How can I get the class of a member function pointer?

Question

Consider the code:

class Character
{
  void kill();
  void send_to_wall();
}

template <typename T>
void GeorgeFunc(T fp)
{
  ??? obj;
  (obj.*fp)();
}

int main()
{
  GeorgeFunc(&Character::kill);
}

So my question here is: how can I get ???? It seems that the compiler definitely knows what this type is (Character) during template instantiation, but I'm not sure how to get at it. My current workaround is to change to: void GeorgeFunc(void (T::*fp)()), but it would be cleaner to simply get the type from the member function pointer. decltype(fp) would return void(Character::*)(), and decltype(fp()) would return void. Any way to get Character?

Answer 1

In C++17 one can use deduction guides to determine the class-type and const-ness without much boiler plate:

template<bool Const = false, typename R = void, typename C = void, typename... Args> struct MemberFunctionPointerInfoDetail
{
    using ClassType = C;
    using ReturnType = R;
    using Arguments = std::tuple<Args...>;
    static constexpr bool isConst = Const;
    //explicit MemberFunctionPointerInfoDetail(auto){} //C++20 as noticed by duburcqa
    template<typename T> explicit MemberFunctionPointerInfoDetail(T){}
};
template<typename R, typename C, typename... Args> MemberFunctionPointerInfoDetail(R(C::**)(Args...)) -> MemberFunctionPointerInfoDetail<false, R, C, Args...>;
template<typename R, typename C, typename... Args> MemberFunctionPointerInfoDetail(R(C::**)(Args...)const) -> MemberFunctionPointerInfoDetail<true, R, C, Args...>;

template<typename mfp> using MemberFunctionPointerInfo = decltype(MemberFunctionPointerInfoDetail((mfp*){}));

You can now use MemberFunctionPointerInfo<MFPType>::ClassType as you wish. Same with ResultType, Arguments (as tuple) and isConst.

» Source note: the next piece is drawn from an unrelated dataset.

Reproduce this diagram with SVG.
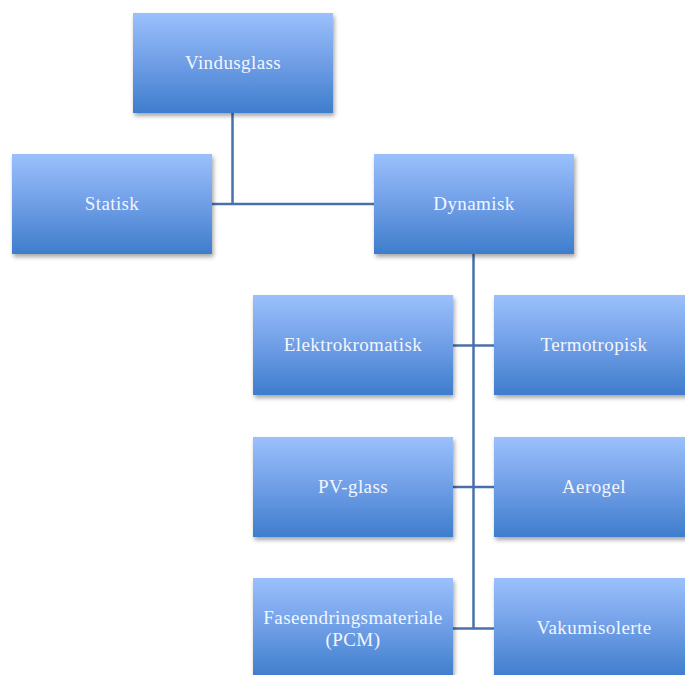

The void-default arguments help to prevent compiler-errors if the deduction fails. Basically, MemberFunctionPointerInfo<int> will not result in a compilation-error, but the ClassType becoming void. It is possible to static_assert this condition, if a descriptive compiler error is wanted.

Answer 2

Yes, just use a trait to determine this.

template <typename> struct member_function_traits;

template <typename Return, typename Object, typename... Args>
struct member_function_traits<Return (Object::*)(Args...)>
{
    typedef Return return_type;
    typedef Object instance_type;
    typedef Object & instance_reference;

    // Can mess with Args... if you need to, for example:
    static constexpr size_t argument_count = sizeof...(Args);
};

// If you intend to support const member functions you need another specialization.
template <typename Return, typename Object, typename... Args>
struct member_function_traits<Return (Object::*)(Args...) const>
{
    typedef Return return_type;
    typedef Object instance_type;
    typedef Object const & instance_reference;

    // Can mess with Args... if you need to, for example:
    static constexpr size_t argument_count = sizeof...(Args);
};

Now your declaration is:

typename member_function_traits<T>::instance_type obj;

However, I would argue that since you require a member function pointer (other types would fail to instantiate due to the line (obj.*fp)()¹) that your function should take a member function pointer directly instead of a completely generic type.

So this definition would not only work, but I would consider it preferred -- the error messages when someone uses something other than a pointer-to-member-function will be much clearer because the argument type will be incompatible:

template <typename Return, typename Object>
void GeorgeFunc(Return (Object::*fp)())
{
    Object obj;
    (obj.*fp)();
}

Note that this does allow passing a pointer-to-member-function that returns any type. Since we don't really use the return value, we don't care what it is. There is no reason to enforce that it is void as in your "workaround."

The only downside to using this approach is that you need two overloads if you intend to also accept pointers to member functions that are declared const. The completely generic implementation does not have this limitation. (I've long wished that pointers to const member functions were implicitly convertible to pointers to non-const member functions, but this is currently not allowed by C++.)

---

¹ This isn't 100% true. If you use a completely generic type as you are right now then the caller could theoretically pass a member data pointer instead of a member function pointer. obj.*fp would evaluate as a reference to the data member, and then you would be invoking operator()() on it. As long as the data member's type implemented this operator then the template function GeorgeFunc could be instantiated.